Exercise aim> Begin with the line that contains "The picture is" and end with the line that contains "capex_ratio = [None] * 15": copy that span of lines exactly, and nothing outside it.
------------------------------------------------------------
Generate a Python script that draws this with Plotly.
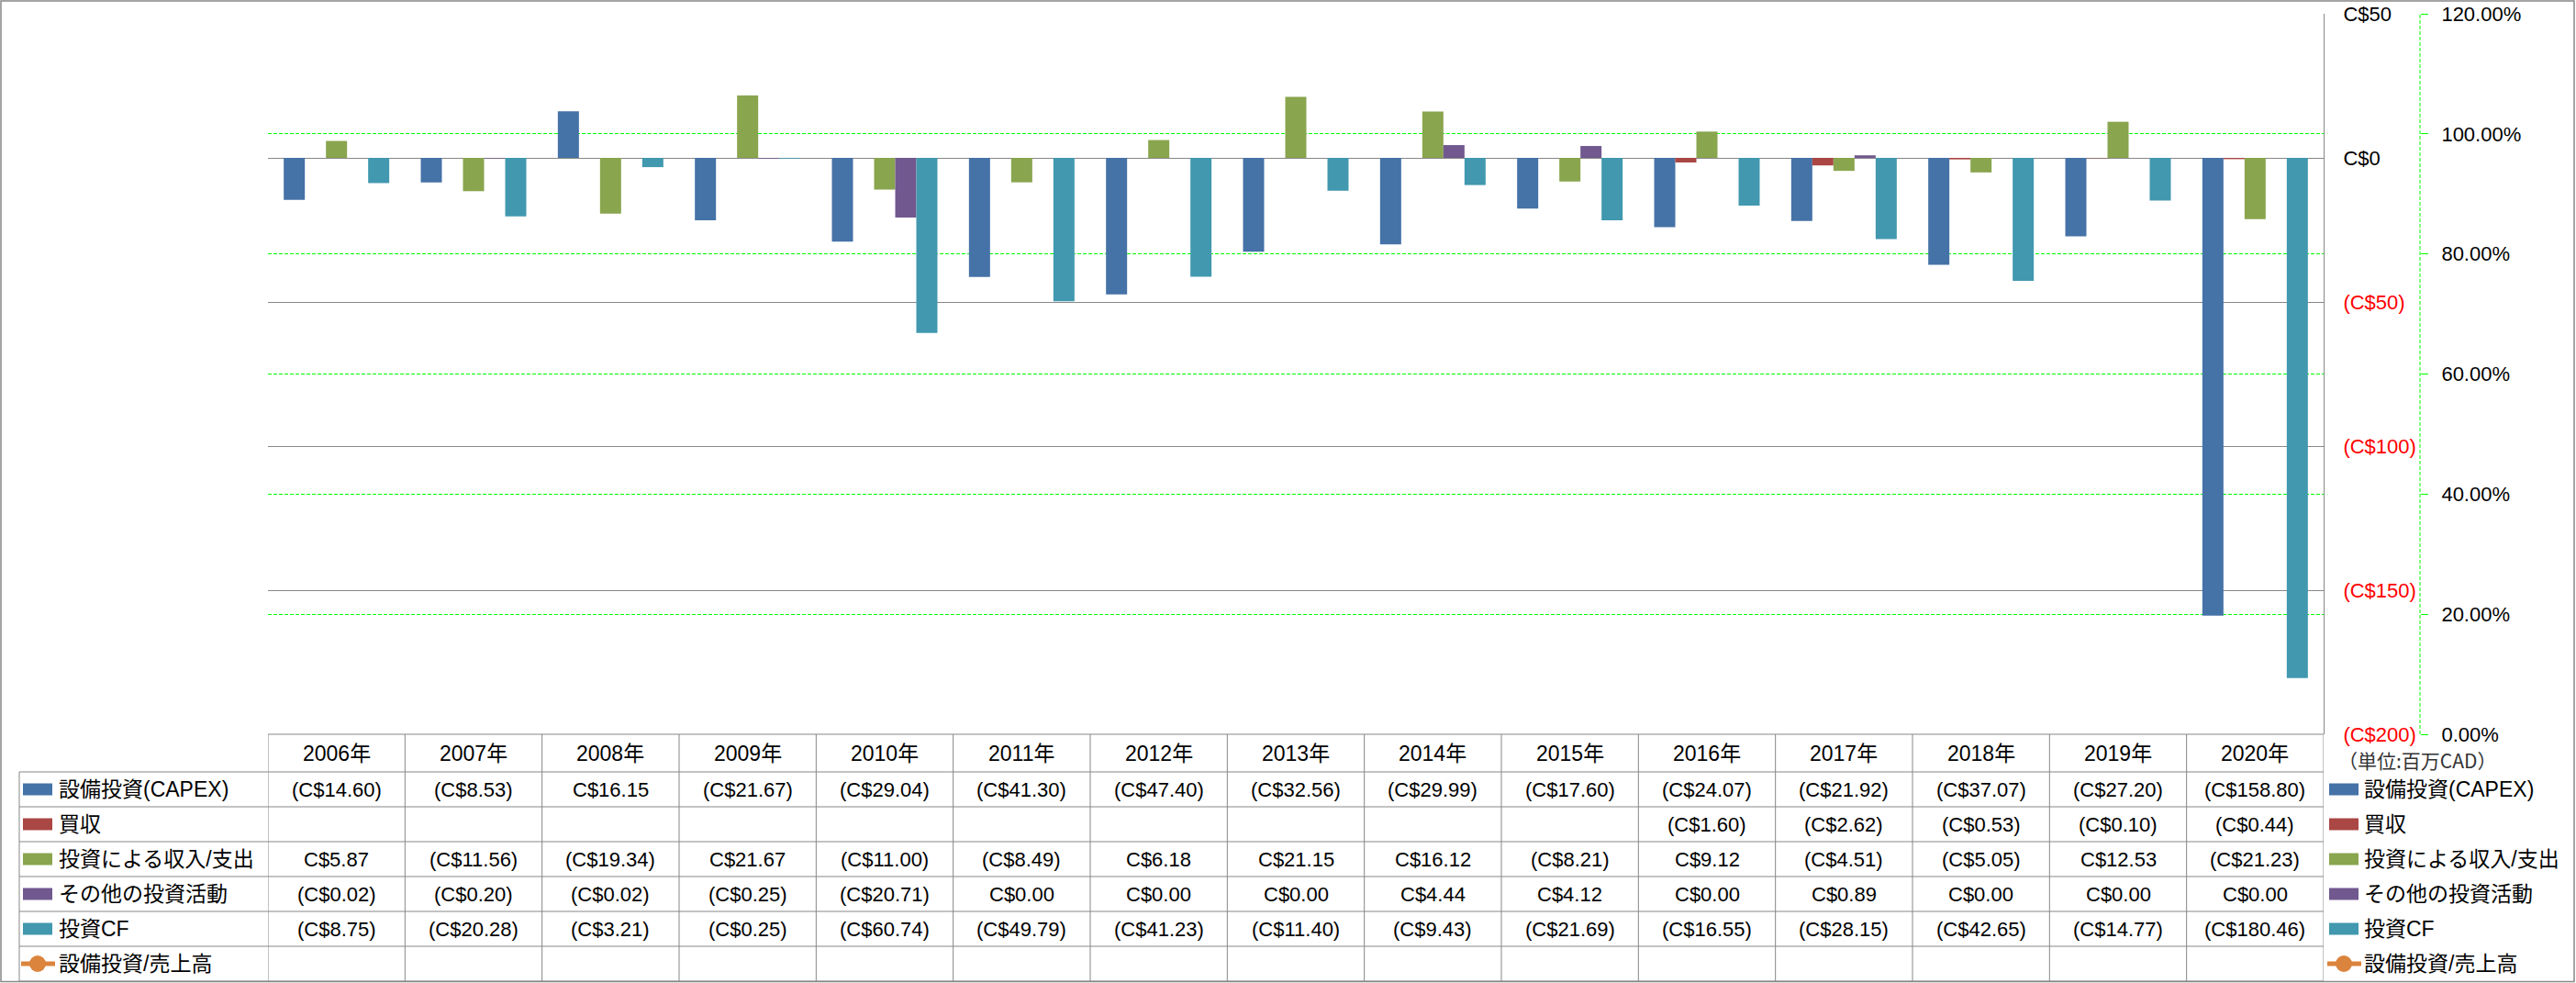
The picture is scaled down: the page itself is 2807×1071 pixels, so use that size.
import plotly.graph_objects as go

# ---------------- data ----------------
years = ["2006年", "2007年", "2008年", "2009年", "2010年", "2011年", "2012年", "2013年",
         "2014年", "2015年", "2016年", "2017年", "2018年", "2019年", "2020年"]
capex = [-14.60, -8.53, 16.15, -21.67, -29.04, -41.30, -47.40, -32.56, -29.99, -17.60,
         -24.07, -21.92, -37.07, -27.20, -158.80]
acquisition = [None, None, None, None, None, None, None, None, None, None,
               -1.60, -2.62, -0.53, -0.10, -0.44]
inv_income = [5.87, -11.56, -19.34, 21.67, -11.00, -8.49, 6.18, 21.15, 16.12, -8.21,
              9.12, -4.51, -5.05, 12.53, -21.23]
other_inv = [-0.02, -0.20, -0.02, -0.25, -20.71, 0.00, 0.00, 0.00, 4.44, 4.12,
             0.00, 0.89, 0.00, 0.00, 0.00]
inv_cf = [-8.75, -20.28, -3.21, -0.25, -60.74, -49.79, -41.23, -11.40, -9.43, -21.69,
          -16.55, -28.15, -42.65, -14.77, -180.46]
capex_ratio = [None] * 15

series_names = ["設備投資(CAPEX)", "買収", "投資による収入/支出", "その他の投資活動", "投資CF", "設備投資/売上高"]
series_colors = ["#4572A7", "#AA4643", "#89A54E", "#71588F", "#4198AF", "#DB843D"]
series_values = [capex, acquisition, inv_income, other_inv, inv_cf, capex_ratio]

left_ticks = [50, 0, -50, -100, -150, -200]
right_ticks = [0, 0.2, 0.4, 0.6, 0.8, 1.0, 1.2]
unit_label = "（単位:百万CAD）"

# ---------------- layout geometry (reference pixels) ----------------
W, H = 2807, 1071
PL, PR = 292, 2700          # paper area left/right
PT, PB = 15, 800            # plot top/bottom
AX_RIGHT = 2532             # x axis domain end
Y2_POS = 2637
GRAY = "#878787"
FONT = "Liberation Sans, Arial, Noto Sans CJK JP, sans-serif"


def px(x):
    return (x - PL) / (PR - PL)


def py(y):
    return (PB - y) / (PB - PT)


def fmt(v):
    if v is None:
        return ""
    if v < 0:
        return "(C${:.2f})".format(-v)
    return "C${:.2f}".format(v)


def tick_text(v):
    if v < 0:
        return "<span style='color:#FF0000'>(C${:d})</span>".format(int(-v))
    return "C${:d}".format(int(v))


fig = go.Figure()
for name, color, vals in zip(series_names[:5], series_colors[:5], series_values[:5]):
    fig.add_trace(go.Bar(x=years, y=vals, name=name, marker_color=color,
                         marker_line_width=0, showlegend=False, hoverinfo="skip"))
fig.add_trace(go.Scatter(x=years, y=capex_ratio, name=series_names[5], yaxis="y2",
                         mode="lines+markers", line=dict(color=series_colors[5], width=4),
                         showlegend=False, hoverinfo="skip"))

shapes = []
annotations = []

# secondary axis dashed line
shapes.append(dict(type="line", xref="paper", yref="paper", x0=px(Y2_POS), x1=px(Y2_POS),
                   y0=0, y1=1, line=dict(color="#00FF00", width=1, dash="4px,2px")))

# table rows
row_lines = [841, 879, 917, 955, 993, 1031, 1069]
shapes.append(dict(type="line", xref="paper", yref="paper", x0=px(PL), x1=px(AX_RIGHT),
                   y0=py(800), y1=py(800), line=dict(color=GRAY, width=1)))
for yl in row_lines:
    shapes.append(dict(type="line", xref="paper", yref="paper", x0=px(21), x1=px(AX_RIGHT),
                       y0=py(yl), y1=py(yl), line=dict(color=GRAY, width=1)))
shapes.append(dict(type="line", xref="paper", yref="paper", x0=px(21), x1=px(21),
                   y0=py(841), y1=py(1069), line=dict(color=GRAY, width=1)))
for i in range(len(years) + 1):
    shapes.append(dict(type="line", xref="x", yref="paper", x0=i - 0.5, x1=i - 0.5,
                       y0=py(800), y1=py(1069), line=dict(color=GRAY, width=1)))

# outer border
shapes.append(dict(type="rect", xref="paper", yref="paper", x0=px(1), x1=px(2805),
                   y0=py(1), y1=py(1069.5), line=dict(color=GRAY, width=1.5)))

# header
for i, yr in enumerate(years):
    annotations.append(dict(x=i, y=py(820.5), xref="x", yref="paper", text=yr,
                            xanchor="center", yanchor="middle", showarrow=False,
                            font=dict(size=23, color="black", family=FONT)))

row_centers = [860, 898, 936, 974, 1012, 1050]
for r, (name, color, vals) in enumerate(zip(series_names, series_colors, series_values)):
    yc = row_centers[r]
    for i, v in enumerate(vals):
        t = fmt(v)
        if t:
            annotations.append(dict(x=i, y=py(yc), xref="x", yref="paper", text=t,
                                    xanchor="center", yanchor="middle", showarrow=False,
                                    font=dict(size=22, color="black", family=FONT)))
    for (sx0, tx) in [(25, 62), (2538, 2574)]:
        if r < 5:
            shapes.append(dict(type="rect", xref="paper", yref="paper", x0=px(sx0),
                               x1=px(sx0 + 32), y0=py(yc - 6.5), y1=py(yc + 6.5),
                               fillcolor=color, line=dict(width=0)))
        else:
            shapes.append(dict(type="line", xref="paper", yref="paper", x0=px(sx0 - 2),
                               x1=px(sx0 + 35), y0=py(yc), y1=py(yc),
                               line=dict(color=color, width=5)))
            shapes.append(dict(type="circle", xref="paper", yref="paper", x0=px(sx0 + 7),
                               x1=px(sx0 + 25), y0=py(yc - 9), y1=py(yc + 9),
                               fillcolor=color, line=dict(width=0)))
        annotations.append(dict(x=px(tx), y=py(yc), xref="paper", yref="paper", text=name,
                                xanchor="left", yanchor="middle", showarrow=False,
                                font=dict(size=23, color="black", family=FONT)))

annotations.append(dict(x=px(2546), y=py(828), xref="paper", yref="paper", text=unit_label,
                        xanchor="left", yanchor="middle", showarrow=False,
                        font=dict(size=21, color="#333333", family="Noto Sans CJK JP")))

fig.update_layout(
    width=W, height=H, autosize=False,
    margin=dict(l=PL, r=W - PR, t=PT, b=H - PB, pad=0, autoexpand=False),
    plot_bgcolor="white", paper_bgcolor="white",
    barmode="group", bargap=0.23, bargroupgap=0,
    showlegend=False, hovermode=False,
    font=dict(family=FONT, size=21, color="black"),
    xaxis=dict(domain=[0, px(AX_RIGHT)], range=[-0.5, 14.5], type="category",
               showticklabels=False, showgrid=False, zeroline=False, showline=False,
               ticks="", automargin=False),
    yaxis=dict(range=[-200, 50], side="right", tickmode="array", tickvals=left_ticks,
               ticktext=[tick_text(v) for v in left_ticks], showgrid=True,
               gridcolor=GRAY, gridwidth=1, zeroline=True, zerolinecolor=GRAY,
               zerolinewidth=1, showline=True, linecolor=GRAY, linewidth=1,
               ticks="", ticklabelstandoff=16, automargin=False,
               tickfont=dict(size=22, color="black", family=FONT)),
    yaxis2=dict(range=[0, 1.2], overlaying="y", side="right", anchor="free",
                position=px(Y2_POS), tickmode="array", tickvals=right_ticks,
                tickformat=".2%", showgrid=True, gridcolor="#00FF00", gridwidth=1,
                griddash="4px,2px", zeroline=False, showline=False, ticks="outside",
                ticklen=8, tickcolor="#00FF00", tickwidth=1, ticklabelstandoff=10,
                automargin=False,
                tickfont=dict(size=22, color="black", family=FONT)),
    shapes=shapes,
    annotations=annotations,
)

fig.write_html("out.html", config={"displayModeBar": False, "staticPlot": True},
               post_script="document.body.style.margin='0';document.body.style.overflow='hidden';")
------------------------------------------------------------
Complete response>
The picture is scaled down: the page itself is 2807×1071 pixels, so use that size.
import plotly.graph_objects as go

# ---------------- data ----------------
years = ["2006年", "2007年", "2008年", "2009年", "2010年", "2011年", "2012年", "2013年",
         "2014年", "2015年", "2016年", "2017年", "2018年", "2019年", "2020年"]
capex = [-14.60, -8.53, 16.15, -21.67, -29.04, -41.30, -47.40, -32.56, -29.99, -17.60,
         -24.07, -21.92, -37.07, -27.20, -158.80]
acquisition = [None, None, None, None, None, None, None, None, None, None,
               -1.60, -2.62, -0.53, -0.10, -0.44]
inv_income = [5.87, -11.56, -19.34, 21.67, -11.00, -8.49, 6.18, 21.15, 16.12, -8.21,
              9.12, -4.51, -5.05, 12.53, -21.23]
other_inv = [-0.02, -0.20, -0.02, -0.25, -20.71, 0.00, 0.00, 0.00, 4.44, 4.12,
             0.00, 0.89, 0.00, 0.00, 0.00]
inv_cf = [-8.75, -20.28, -3.21, -0.25, -60.74, -49.79, -41.23, -11.40, -9.43, -21.69,
          -16.55, -28.15, -42.65, -14.77, -180.46]
capex_ratio = [None] * 15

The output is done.